EXERCISE GOAL
Could you copy exactly the lines from the start of the records through the one containing "fig.savefig('out.png', dpi=100)", both included, and leave out the pictures?

----

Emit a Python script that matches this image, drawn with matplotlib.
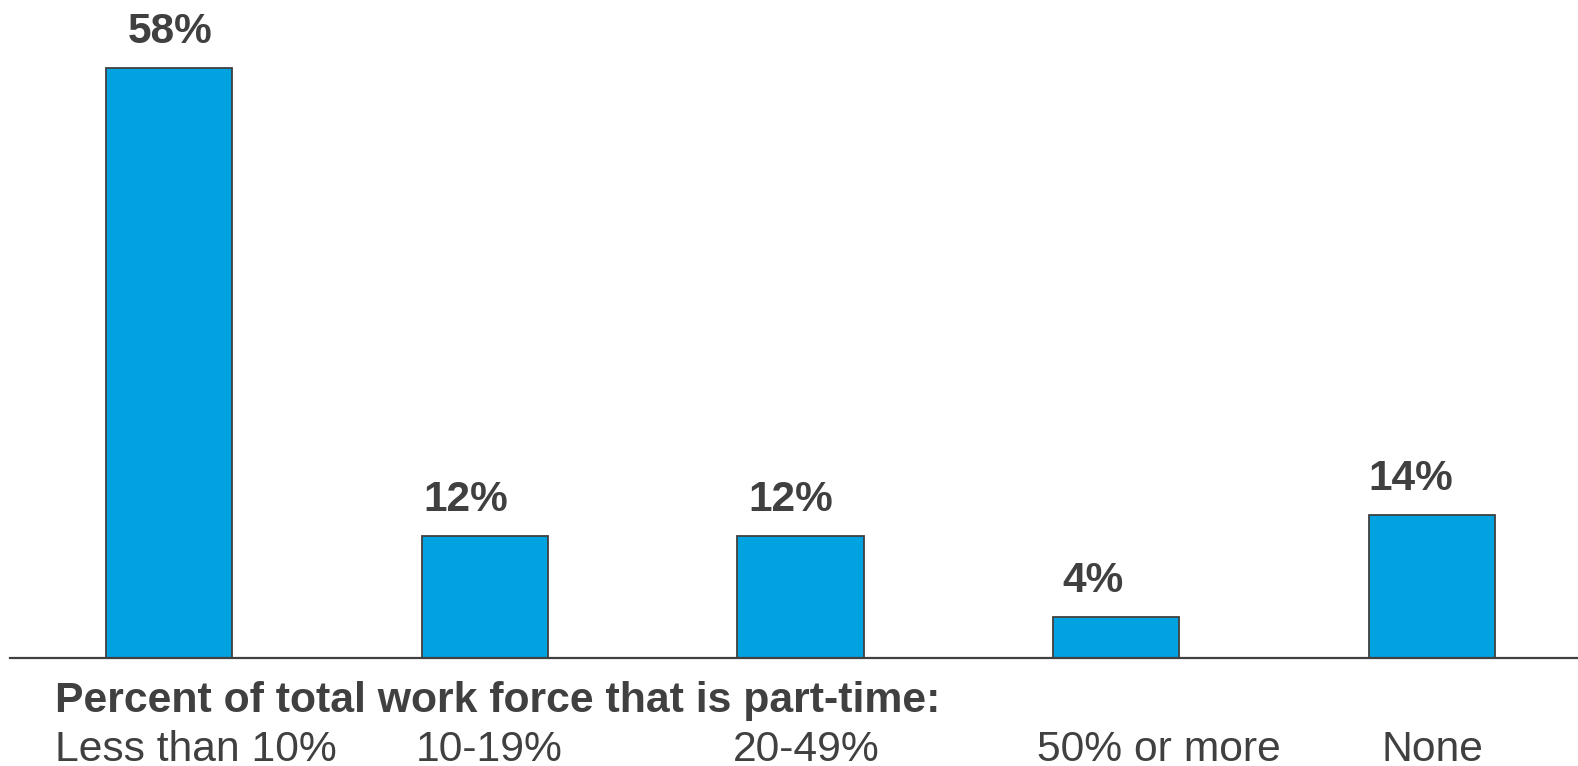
import numpy as np
import matplotlib
matplotlib.use('Agg')
import matplotlib.pyplot as plt

plt.rcParams['font.family'] = ['Liberation Sans', 'DejaVu Sans']

# data
categories = ['Less than 10%', '10-19%', '20-49%', '50% or more', 'None']
values = [58, 12, 12, 4, 14]
value_labels = ['58%', '12%', '12%', '4%', '14%']
axis_title = 'Percent of total work force that is part-time:'

# small label shifts (points) to follow the original layout
value_dx = [1, -14, -7, -17, -15]
cat_dx = [19, 3, 4, 31, 0]

text_color = '#404040'
bar_color = '#00A2E0'

W, H = 1578, 766
fig = plt.figure(figsize=(W / 100, H / 100), dpi=100)
ax = fig.add_axes([10 / W, (H - 658) / H, (W - 10) / W, (658 - 6.5) / H])

x = np.arange(len(categories))
ax.bar(x, values, width=0.40, color=bar_color, edgecolor=text_color, linewidth=1.3)

ax.set_xlim(-0.5036, 4.4625)
ax.set_ylim(0, 64)

for s in ['top', 'right', 'left']:
    ax.spines[s].set_visible(False)
ax.spines['bottom'].set_color(text_color)
ax.spines['bottom'].set_linewidth(1.6)
ax.set_xticks([])
ax.set_yticks([])

# value labels above bars
for i, (v, lab) in enumerate(zip(values, value_labels)):
    ax.annotate(lab, xy=(i, v), xytext=(value_dx[i], 18), textcoords='offset points',
                ha='center', va='baseline', fontsize=30.5, fontweight='bold',
                color=text_color, annotation_clip=False)

# category labels below axis
for i, c in enumerate(categories):
    ax.annotate(c, xy=(i, 0), xytext=(cat_dx[i], -74), textcoords='offset points',
                ha='center', va='baseline', fontsize=30.7, color=text_color,
                annotation_clip=False)

fig.text(55.4 / W, 1 - 712 / H, axis_title, ha='left', va='baseline',
         fontsize=30.8, fontweight='bold', color=text_color)

fig.savefig('out.png', dpi=100)
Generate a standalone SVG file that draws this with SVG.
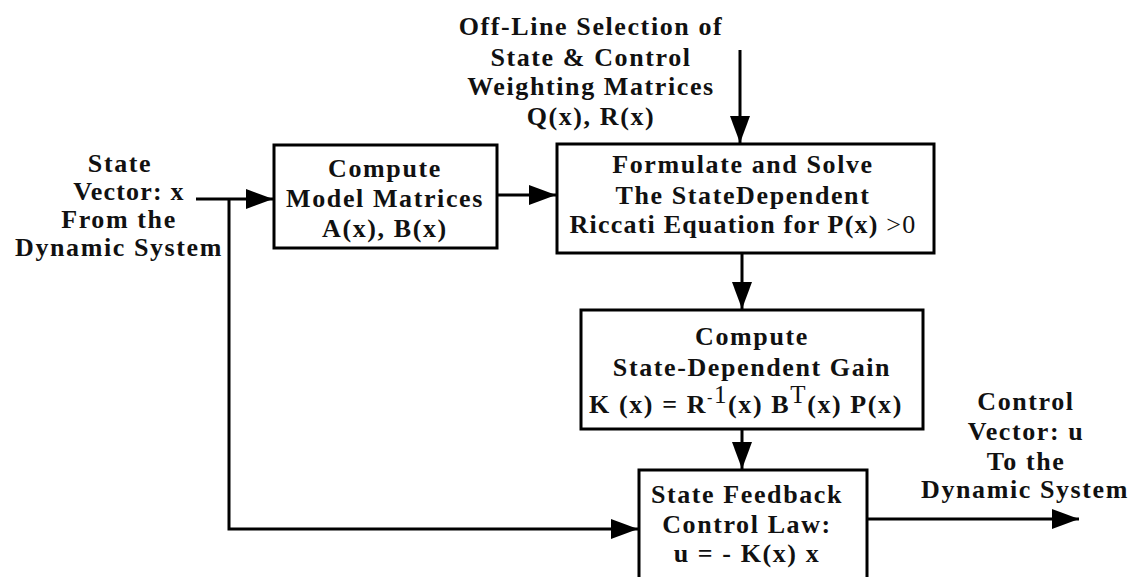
<svg xmlns="http://www.w3.org/2000/svg" width="1134" height="577" viewBox="0 0 1134 577">
  <defs>
    <marker id="arrow" markerUnits="userSpaceOnUse" markerWidth="28" markerHeight="22" viewBox="0 0 28 22" refX="27" refY="11" orient="auto">
      <path d="M0,1 L27,11 L0,21 Z" fill="#000"/>
    </marker>
    <style>
      .box { fill: #fff; stroke: #000; stroke-width: 3; }
      .wire { fill: none; stroke: #000; stroke-width: 3; }
      .lbl { font-family: 'Liberation Serif', 'Tinos', 'DejaVu Serif', serif; font-weight: 700; font-size: 26px; letter-spacing: 1.6px; fill: #111; text-anchor: middle; }
      .thin { font-weight: 400; }
      .tight { letter-spacing: 1.2px; }
    </style>
  </defs>
  <rect width="1134" height="577" fill="#fff"/>

  <!-- connectors -->
  <g id="connectors">
    <line class="wire" x1="196" y1="199" x2="273" y2="199" marker-end="url(#arrow)"/>
    <polyline class="wire" points="229,199 229,529 638,529" marker-end="url(#arrow)"/>
    <line class="wire" x1="497" y1="195" x2="556" y2="195" marker-end="url(#arrow)"/>
    <line class="wire" x1="740" y1="50" x2="740" y2="143" marker-end="url(#arrow)"/>
    <line class="wire" x1="742" y1="253" x2="742" y2="309" marker-end="url(#arrow)"/>
    <line class="wire" x1="742" y1="429" x2="742" y2="469" marker-end="url(#arrow)"/>
    <line class="wire" x1="867" y1="519" x2="1079" y2="519" marker-end="url(#arrow)"/>
  </g>

  <!-- input label -->
  <g id="input-label">
    <text class="lbl" x="120" y="172">State</text>
    <text class="lbl tight" x="129" y="200">Vector: x</text>
    <text class="lbl" x="119" y="228">From the</text>
    <text class="lbl" x="119" y="256">Dynamic System</text>
  </g>

  <!-- weighting matrices label -->
  <g id="weights-label">
    <text class="lbl" x="591" y="35">Off-Line Selection of</text>
    <text class="lbl" x="591" y="66">State &amp; Control</text>
    <text class="lbl" x="591" y="95">Weighting Matrices</text>
    <text class="lbl" x="591" y="125">Q(x), R(x)</text>
  </g>

  <!-- model matrices -->
  <g id="model-matrices">
    <rect class="box" x="274" y="145" width="223" height="103"/>
    <text class="lbl" x="385" y="177">Compute</text>
    <text class="lbl" x="385" y="207">Model Matrices</text>
    <text class="lbl" x="385" y="237">A(x), B(x)</text>
  </g>

  <!-- Riccati solver -->
  <g id="riccati">
    <rect class="box" x="557" y="144" width="377" height="109"/>
    <text class="lbl" x="743" y="173">Formulate and Solve</text>
    <text class="lbl" x="743" y="204">The StateDependent</text>
    <text class="lbl tight" x="743" y="233">Riccati Equation for P(x) <tspan class="thin">&gt;0</tspan></text>
  </g>

  <!-- gain -->
  <g id="gain">
    <rect class="box" x="581" y="310" width="342" height="119"/>
    <text class="lbl" x="752" y="345">Compute</text>
    <text class="lbl" x="752" y="376">State-Dependent Gain</text>
    <text class="lbl" x="746" y="413">K (x) = R<tspan class="thin" font-size="16" dy="-10">-</tspan><tspan class="thin" font-size="25" dy="0">1</tspan><tspan dy="10">(x) B</tspan><tspan class="thin" font-size="25" dy="-10">T</tspan><tspan dy="10">(x) P(x)</tspan></text>
  </g>

  <!-- feedback law -->
  <g id="feedback-law">
    <rect class="box" x="639" y="470" width="228" height="120"/>
    <text class="lbl" x="747" y="503">State Feedback</text>
    <text class="lbl" x="747" y="533">Control Law:</text>
    <text class="lbl" x="747" y="562">u = - K(x) x</text>
  </g>

  <!-- output label -->
  <g id="output-label">
    <text class="lbl" x="1026" y="410">Control</text>
    <text class="lbl" x="1026" y="440">Vector: u</text>
    <text class="lbl" x="1026" y="470">To the</text>
    <text class="lbl" x="1025" y="498">Dynamic System</text>
  </g>
</svg>
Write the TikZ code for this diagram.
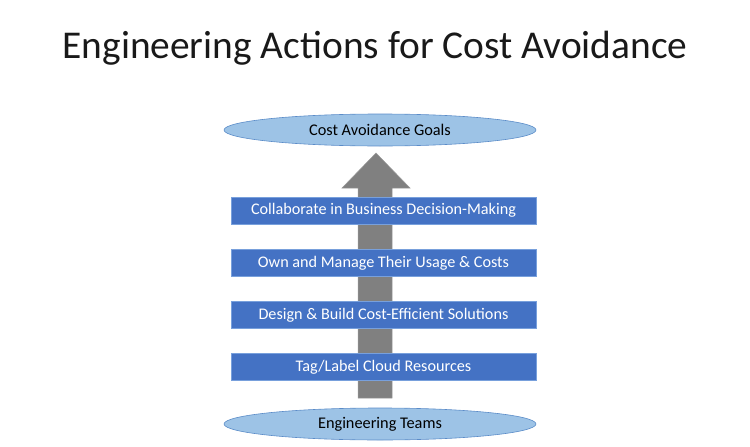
\documentclass[tikz,border=0pt]{standalone}
\usepackage{fontspec}
\setmainfont{Carlito}
\usetikzlibrary{shapes.geometric}
\definecolor{ellfill}{RGB}{157,195,230}
\definecolor{ellline}{RGB}{91,140,200}
\definecolor{boxfill}{RGB}{68,114,196}
\definecolor{boxline}{RGB}{120,160,220}
\definecolor{arrfill}{RGB}{128,128,128}
\tikzset{
  goal/.style={ellipse, draw=ellline, line width=0.6pt, fill=ellfill, minimum width=312pt, minimum height=32pt, inner sep=0pt, font=\fontsize{16.3}{18}\selectfont, text=black},
  action/.style={rectangle, draw=boxline, line width=0.5pt, fill=boxfill, minimum width=305pt, minimum height=27pt, inner sep=0pt, font=\fontsize{16.2}{18}\selectfont, text=white},
  bigarrow/.style={fill=arrfill, draw=arrfill!80!white, line width=0.5pt}
}
\begin{document}
\begin{tikzpicture}[x=1pt,y=-1pt]
\useasboundingbox (0,0) rectangle (750,447);
\node[font=\fontsize{39.4}{44}\selectfont, text=black!90] (title) at (375,48) {Engineering Actions for Cost Avoidance};
\node[goal] (goals) at (380,130) {Cost Avoidance Goals};
\node[goal] (teams) at (380,424) {Engineering Teams};
\draw[bigarrow] (358,398) -- (392,398) -- (392,188) -- (410,188) -- (376,153) -- (342,188) -- (358,188) -- cycle;
\node[action] (a1) at (383.5,210.5) {Collaborate in Business Decision-Making};
\node[action] (a2) at (383.5,263) {Own and Manage Their Usage \& Costs};
\node[action] (a3) at (383.5,315) {Design \& Build Cost-Efficient Solutions};
\node[action] (a4) at (383.5,367) {Tag/Label Cloud Resources};
\end{tikzpicture}
\end{document}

----

ANSWER TO THE EXERCISE
Emit a Python script that matches this image, drawn with matplotlib.
import numpy as np
import matplotlib
matplotlib.use('Agg')
import matplotlib.pyplot as plt

plt.rcParams['font.family'] = ['Liberation Sans', 'DejaVu Sans']

# data
categories = ['Less than 10%', '10-19%', '20-49%', '50% or more', 'None']
values = [58, 12, 12, 4, 14]
value_labels = ['58%', '12%', '12%', '4%', '14%']
axis_title = 'Percent of total work force that is part-time:'

# small label shifts (points) to follow the original layout
value_dx = [1, -14, -7, -17, -15]
cat_dx = [19, 3, 4, 31, 0]

text_color = '#404040'
bar_color = '#00A2E0'

W, H = 1578, 766
fig = plt.figure(figsize=(W / 100, H / 100), dpi=100)
ax = fig.add_axes([10 / W, (H - 658) / H, (W - 10) / W, (658 - 6.5) / H])

x = np.arange(len(categories))
ax.bar(x, values, width=0.40, color=bar_color, edgecolor=text_color, linewidth=1.3)

ax.set_xlim(-0.5036, 4.4625)
ax.set_ylim(0, 64)

for s in ['top', 'right', 'left']:
    ax.spines[s].set_visible(False)
ax.spines['bottom'].set_color(text_color)
ax.spines['bottom'].set_linewidth(1.6)
ax.set_xticks([])
ax.set_yticks([])

# value labels above bars
for i, (v, lab) in enumerate(zip(values, value_labels)):
    ax.annotate(lab, xy=(i, v), xytext=(value_dx[i], 18), textcoords='offset points',
                ha='center', va='baseline', fontsize=30.5, fontweight='bold',
                color=text_color, annotation_clip=False)

# category labels below axis
for i, c in enumerate(categories):
    ax.annotate(c, xy=(i, 0), xytext=(cat_dx[i], -74), textcoords='offset points',
                ha='center', va='baseline', fontsize=30.7, color=text_color,
                annotation_clip=False)

fig.text(55.4 / W, 1 - 712 / H, axis_title, ha='left', va='baseline',
         fontsize=30.8, fontweight='bold', color=text_color)

fig.savefig('out.png', dpi=100)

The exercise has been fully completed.